Zaman Pun Telah Berubah

Era 70-90-an, buah rumbia, ikan mujair, jomblang, ikan bilis kering (kareng), teri , udang sabu,  jambu kluthuk (boh geulima) adalah beberapa contoh buah dan ikan yang tidak mendapatkan posisi terhormat di mata publik. Sebagian di jual murah meriah dan dibeli secara malu-malu oleh keluarga miskin. Bahkan sebagian lainnya tidak dijual, bahkan sering terbuang begitu saja.

Namun, saat ini harga ikan mujair melambung tinggi. Semakin besar ukurannya, maka harganya pun semakin mahal. Kareng juga demikian. Udang sabu, ikan asin kadra, kini sesuatu yang mahal dan elit. Seringkali menghiasi meja makan orang berduit ketimbang meja buruk milik keluarga kurang gizi. Kareng, bila dulu adalah lauk wajib seunujoh kenduri kematian orang miskin, kini justru tak pernah lagi disediakan. Harga per kilogram mencapai 70.000 rupiah, membuat Kareng tampil di restoran.

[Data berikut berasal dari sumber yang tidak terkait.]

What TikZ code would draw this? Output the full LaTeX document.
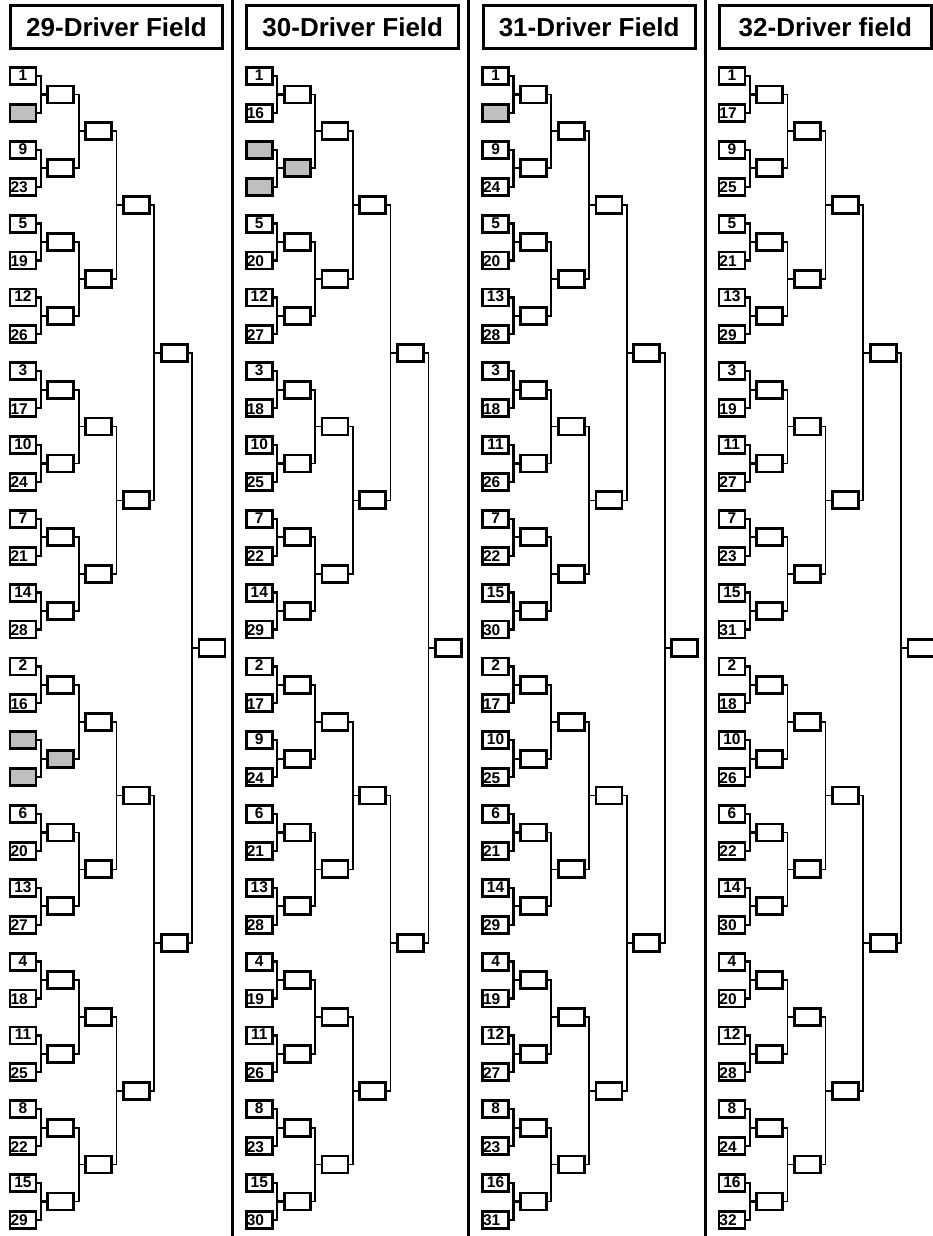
\documentclass[tikz,border=0pt]{standalone}
\usepackage{fontspec}
\setmainfont{Liberation Sans}

\begin{document}
\begin{tikzpicture}[x=1pt,y=-1pt,
  seedbox/.style={draw,line width=2.8pt,minimum height=17pt,inner ysep=0pt,
    inner xsep=2pt,text width=22pt,font=\bfseries\fontsize{15.5}{15.5}\selectfont},
  seedtop/.style={seedbox,align=center,text height=11pt,text depth=2pt},
  seedbot/.style={seedbox,align=left,inner xsep=0.5pt,text width=25pt,
    text height=12pt,text depth=0pt},
  matchbox/.style={seedbox},
  headbox/.style={draw,line width=3pt,minimum width=212pt,minimum height=43pt,
    font=\bfseries\fontsize{26}{26}\selectfont}]
  \useasboundingbox (0,0) rectangle (933,1236);
  % one bracket per field size, 0 = empty (shaded) slot
  \foreach \c/\field/\seeds in {
    0/{29-Driver Field}/{1,0,9,23,5,19,12,26,3,17,10,24,7,21,14,28,2,16,0,0,6,20,13,27,4,18,11,25,8,22,15,29},
    1/{30-Driver Field}/{1,16,0,0,5,20,12,27,3,18,10,25,7,22,14,29,2,17,9,24,6,21,13,28,4,19,11,26,8,23,15,30},
    2/{31-Driver Field}/{1,0,9,24,5,20,13,28,3,18,11,26,7,22,15,30,2,17,10,25,6,21,14,29,4,19,12,27,8,23,16,31},
    3/{32-Driver field}/{1,17,9,25,5,21,13,29,3,19,11,27,7,23,15,31,2,18,10,26,6,22,14,30,4,20,12,28,8,24,16,32}} {
    \pgfmathsetmacro\ox{236.3*\c}
    \node[headbox] (h\c) at (116.5+\ox,27) {\field};
    \foreach \s [count=\i from 0] in \seeds {
      \pgfmathsetmacro\sy{76+36.9*\i}
      \ifnum\s=0 \node[seedbox,fill=black!25] (n\c-0-\i) at (23+\ox,\sy) {};
      \else\ifodd\i \node[seedbot] (n\c-0-\i) at (23+\ox,\sy) {\s};
      \else \node[seedtop] (n\c-0-\i) at (23+\ox,\sy) {\s};\fi\fi
    }
    \foreach \r in {1,...,5} {
      \pgfmathtruncatemacro\nk{32/2^\r-1}
      \pgfmathtruncatemacro\rp{\r-1}
      \foreach \k in {0,...,\nk} {
        \pgfmathsetmacro\my{76+36.9*(\k*2^\r+(2^\r-1)/2)}
        \pgfmathtruncatemacro\ka{2*\k}
        \pgfmathtruncatemacro\kb{2*\k+1}
        \pgfmathtruncatemacro\sh{(\c==0)*(\r==1)*(\k==9)+(\c==1)*(\r==1)*(\k==1)}
        \ifnum\sh=1 \def\mfill{black!25}\else\def\mfill{white}\fi
        \ifnum\r=1 \def\lw{2.3pt}\else\def\lw{1.7pt}\fi
        \node[matchbox,fill=\mfill] (n\c-\r-\k) at (23+37.8*\r+\ox,\my) {};
        \draw[line width=\lw] (n\c-\rp-\ka.east) -| ([xshift=-5.5pt]n\c-\r-\k.west)
          |- (n\c-\rp-\kb.east);
        \draw[line width=\lw] ([xshift=-5.5pt]n\c-\r-\k.west) -- (n\c-\r-\k.west);
      }
    }
  }
  \foreach \x in {232.5,468.8,705.1}
    \draw[line width=3pt] (\x,0) -- (\x,1236);
\end{tikzpicture}
\end{document}
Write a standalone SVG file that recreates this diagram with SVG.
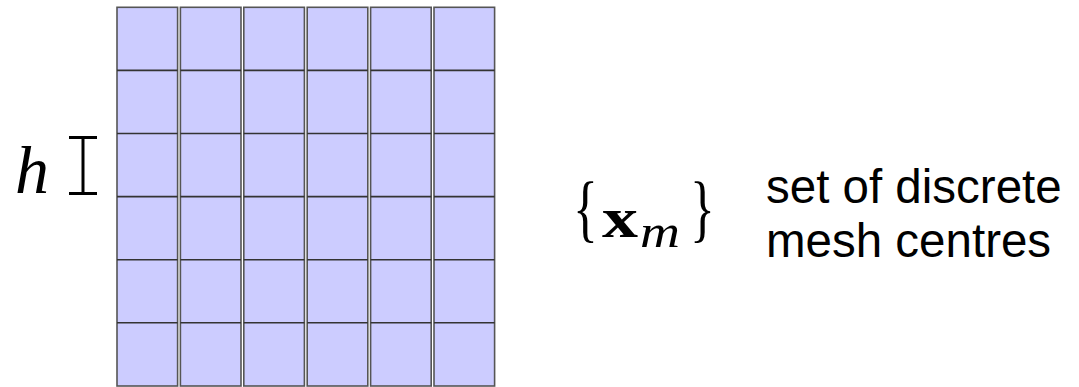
<svg xmlns="http://www.w3.org/2000/svg" width="1079" height="387" viewBox="0 0 1079 387">
  <style>
    .col { fill: #ccccff; stroke: #555; stroke-width: 1.6; }
    .row { stroke: #333; stroke-width: 1.6; }
    .serif { font-family: "Liberation Serif", "DejaVu Serif", serif; fill: #000; }
    .brace { font-family: "Liberation Serif", "DejaVu Serif", serif; font-size: 74px; fill: #000; }
    .sans { font-family: "Liberation Sans", Arial, sans-serif; font-size: 47.5px; fill: #000; }
  </style>
  <defs>
    <g id="column">
      <rect class="col" x="0" y="7.3" width="60.6" height="378.7"/>
      <line class="row" x1="0" y1="70.4" x2="60.6" y2="70.4"/>
      <line class="row" x1="0" y1="133.5" x2="60.6" y2="133.5"/>
      <line class="row" x1="0" y1="196.6" x2="60.6" y2="196.6"/>
      <line class="row" x1="0" y1="259.7" x2="60.6" y2="259.7"/>
      <line class="row" x1="0" y1="322.8" x2="60.6" y2="322.8"/>
    </g>
  </defs>
  <g id="mesh">
    <use href="#column" x="117"/>
    <use href="#column" x="180.4"/>
    <use href="#column" x="243.8"/>
    <use href="#column" x="307.2"/>
    <use href="#column" x="370.6"/>
    <use href="#column" x="434"/>
  </g>
  <g id="h-label">
    <text class="serif" x="15" y="193" font-size="68" font-style="italic">h</text>
  </g>
  <g id="h-marker" stroke="#000" stroke-width="3" fill="none">
    <line x1="83" y1="137.5" x2="83" y2="193.5"/>
    <line x1="69" y1="137.5" x2="97" y2="137.5"/>
    <line x1="69" y1="193.5" x2="97" y2="193.5"/>
  </g>
  <g id="xm-label">
    <text class="brace" transform="translate(573,233) scale(0.7,1)">{</text>
    <text class="serif" x="602" y="237" font-size="56" font-weight="bold" textLength="36" lengthAdjust="spacingAndGlyphs">x</text>
    <text class="serif" x="640" y="247" font-size="46" font-style="italic" textLength="40" lengthAdjust="spacingAndGlyphs">m</text>
    <text class="brace" transform="translate(690,233) scale(0.7,1)">}</text>
  </g>
  <g id="description">
    <text class="sans" x="766" y="203">set of discrete</text>
    <text class="sans" x="766" y="257">mesh centres</text>
  </g>
  <g id="connectors"/>
</svg>
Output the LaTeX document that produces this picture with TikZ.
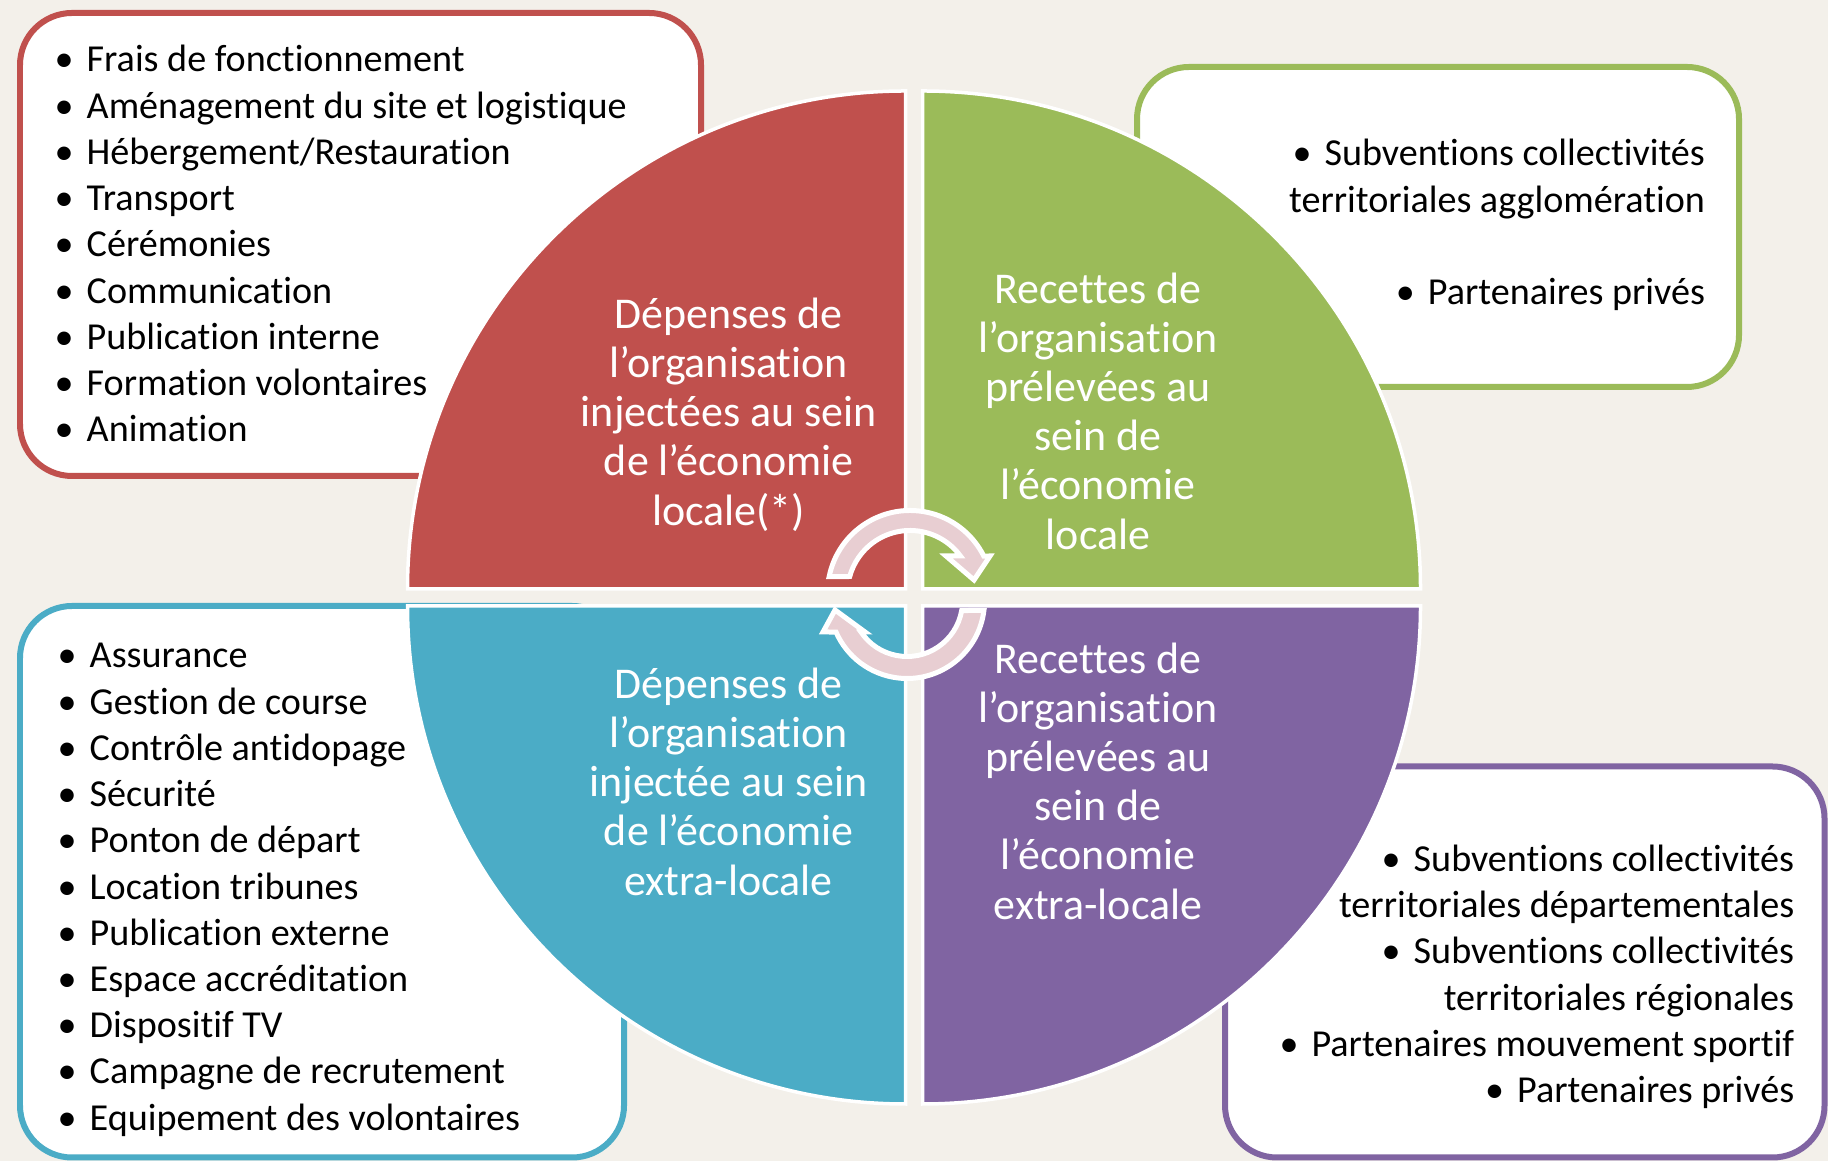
\documentclass[tikz,border=0pt]{standalone}
\usepackage{fontspec}
\setmainfont{Carlito}[Ligatures=NoCommon]

\definecolor{redq}{HTML}{C0504D}
\definecolor{greenq}{HTML}{9BBB59}
\definecolor{blueq}{HTML}{4BACC6}
\definecolor{purpleq}{HTML}{8064A2}
\definecolor{bgbeige}{HTML}{F3F0EA}
\definecolor{arrowpink}{HTML}{E8CED2}

\newcommand{\itm}[1]{\makebox[0.32cm][l]{•}#1}
\newcommand{\listfont}{\fontsize{10.85pt}{13.15pt}\selectfont}

\begin{document}
\begin{tikzpicture}[
    box/.style={draw=#1, fill=white, line width=0.06cm, rounded corners=0.52cm},
    quad/.style={fill=#1, draw=white, line width=0.035cm},
    quadtext/.style={align=center, text=white, inner sep=0pt, font=\fontsize{12.5pt}{14pt}\selectfont},
    itemlist/.style={inner sep=0pt, font=\listfont},
    turn/.style={fill=arrowpink, draw=white, line width=0.05cm}
  ]
  \useasboundingbox (0,0) rectangle (18.28,11.61);
  \fill[bgbeige] (0,0) rectangle (18.28,11.61);

  % boxes behind the circle
  \draw[box=redq] (0.20,6.85) rectangle (7.01,11.48);
  \draw[box=greenq] (11.37,7.74) rectangle (17.39,10.94);
  \draw[box=blueq] (0.20,0.035) rectangle (6.24,5.55);
  \draw[box=purpleq] (12.25,0.035) rectangle (18.245,3.945);

  \node[itemlist, anchor=base west] (deplocal) at (0.54,10.89) {\begin{minipage}[t]{6.6cm}
      \itm{Frais de fonctionnement}\\
      \itm{Aménagement du site et logistique}\\
      \itm{Hébergement/Restauration}\\
      \itm{Transport}\\
      \itm{Cérémonies}\\
      \itm{Communication}\\
      \itm{Publication interne}\\
      \itm{Formation volontaires}\\
      \itm{Animation}
    \end{minipage}};
  \node[itemlist, anchor=base west] (depextra) at (0.57,4.93) {\begin{minipage}[t]{6cm}
      \itm{Assurance}\\
      \itm{Gestion de course}\\
      \itm{Contrôle antidopage}\\
      \itm{Sécurité}\\
      \itm{Ponton de départ}\\
      \itm{Location tribunes}\\
      \itm{Publication externe}\\
      \itm{Espace accréditation}\\
      \itm{Dispositif TV}\\
      \itm{Campagne de recrutement}\\
      \itm{Equipement des volontaires}
    \end{minipage}};
  \node[itemlist, anchor=base east] (reclocal) at (17.056,9.95) {\begin{minipage}[t]{5.5cm}\raggedleft
      \itm{Subventions collectivités}\\
      territoriales agglomération\\[\baselineskip]
      \itm{Partenaires privés}
    \end{minipage}};
  \node[itemlist, anchor=base east] (recextra) at (17.948,2.895) {\begin{minipage}[t]{6cm}\raggedleft
      \itm{Subventions collectivités}\\
      territoriales départementales\\
      \itm{Subventions collectivités}\\
      territoriales régionales\\
      \itm{Partenaires mouvement sportif}\\
      \itm{Partenaires privés}
    \end{minipage}};

  % the four quarters
  \begin{scope}[shift={(9.14,5.635)}]
    \draw[quad=redq] (-0.085,0.085) -- ++(-4.98,0) arc[start angle=180, end angle=90, radius=4.98cm] -- cycle;
    \draw[quad=greenq] (0.085,0.085) -- ++(0,4.98) arc[start angle=90, end angle=0, radius=4.98cm] -- cycle;
    \draw[quad=purpleq] (0.085,-0.085) -- ++(4.98,0) arc[start angle=0, end angle=-90, radius=4.98cm] -- cycle;
    \draw[quad=blueq] (-0.085,-0.085) -- ++(0,-4.98) arc[start angle=-90, end angle=-180, radius=4.98cm] -- cycle;
  \end{scope}

  \node[quadtext] (q1) at (7.286,7.465) {Dépenses de\\l’organisation\\injectées au sein\\de l’économie\\locale(*)};
  \node[quadtext] (q2) at (10.98,7.50) {Recettes de\\l’organisation\\prélevées au\\sein de\\l’économie\\locale};
  \node[quadtext] (q3) at (7.286,3.793) {Dépenses de\\l’organisation\\injectée au sein\\de l’économie\\extra-locale};
  \node[quadtext] (q4) at (10.98,3.80) {Recettes de\\l’organisation\\prélevées au\\sein de\\l’économie\\extra-locale};

  % circular arrows in the middle
  \begin{scope}[shift={(9.10,5.68)}, x=0.1mm, y=0.1mm]
    \draw[turn] (168.5:0.825cm) arc[start angle=168.5, end angle=26.6, radius=0.825cm]
      -- (80,37) -- (64,13) -- (36,37) -- (36.3:0.625cm)
      arc[start angle=36.3, end angle=164.7, radius=0.625cm] -- cycle;
  \end{scope}
  \begin{scope}[shift={(9.07,5.60)}, x=0.1mm, y=0.1mm]
    \draw[turn] (-7:0.775cm) arc[start angle=-7, end angle=-156.4, radius=0.775cm]
      -- (-84,-31) -- (-72,-9) -- (-42,-31) -- (-146:0.555cm)
      arc[start angle=-146, end angle=-9.9, radius=0.555cm] -- cycle;
  \end{scope}
\end{tikzpicture}
\end{document}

Jambu kluthuk bila dulu hanya menjadi makanan burung, kini harganya mencapai 30.000 per kilogram. Jambe kleng juga demikian. Buah rumbia yang dulu diberi gratis sekalipun, akan banyak yang menolak, kini dijual 25.000 per kilogram, dan warga berebut membelinya.

Begitulah alam membentuk pasar. Perubahan lelaku manusia, degradasi lahan, berubahnya cara pandang, membuat selera pun berganti. Sesuatu yang dulu menjadi "aib" kini menjadi primadona. Kuah pliek ungkot jumahet, kini menjadi sesuatu yang mahal. Boh jambe kaca per kilo dijual 10 hingga 15 ribu.

Di sisi lain, ada degradasi yang sangat kentara bila berkaitan dengan sumber daya manusia. Dulu orang cerdas mendapatkan tempat mulia di mata masyarakat. Manusia yang disebut tokoh, dulu benar-benar memiliki kharisma dan wibawa yang mumpuni.

Untuk menjadi Keuchik sekalipun, dulu harus aneuk ureung meupo cuco ureung meugah. Memiliki pengetahuan yang bagus, sikap yang berwibawa dan pergaulan yang terhormat.

Kini, semua itu tidak lagi ideal. Ketokohan hanya diukur dari seberapa banyak seseorang memiliki kapital. Orang pandai sudah oportunis, penegak hukum berlaku curang, tokoh publik menjadi maling. Siapapun kini boleh menjadi apapun. Aneuk ureueng klo cuco ureung pungoe, pun bisa menjadi bupati atau gubernur. Konon lagi untuk menjadi Keuchik dan kepala dusun.

Dunia memang sudah berubah, manusia menuju degradasi moral.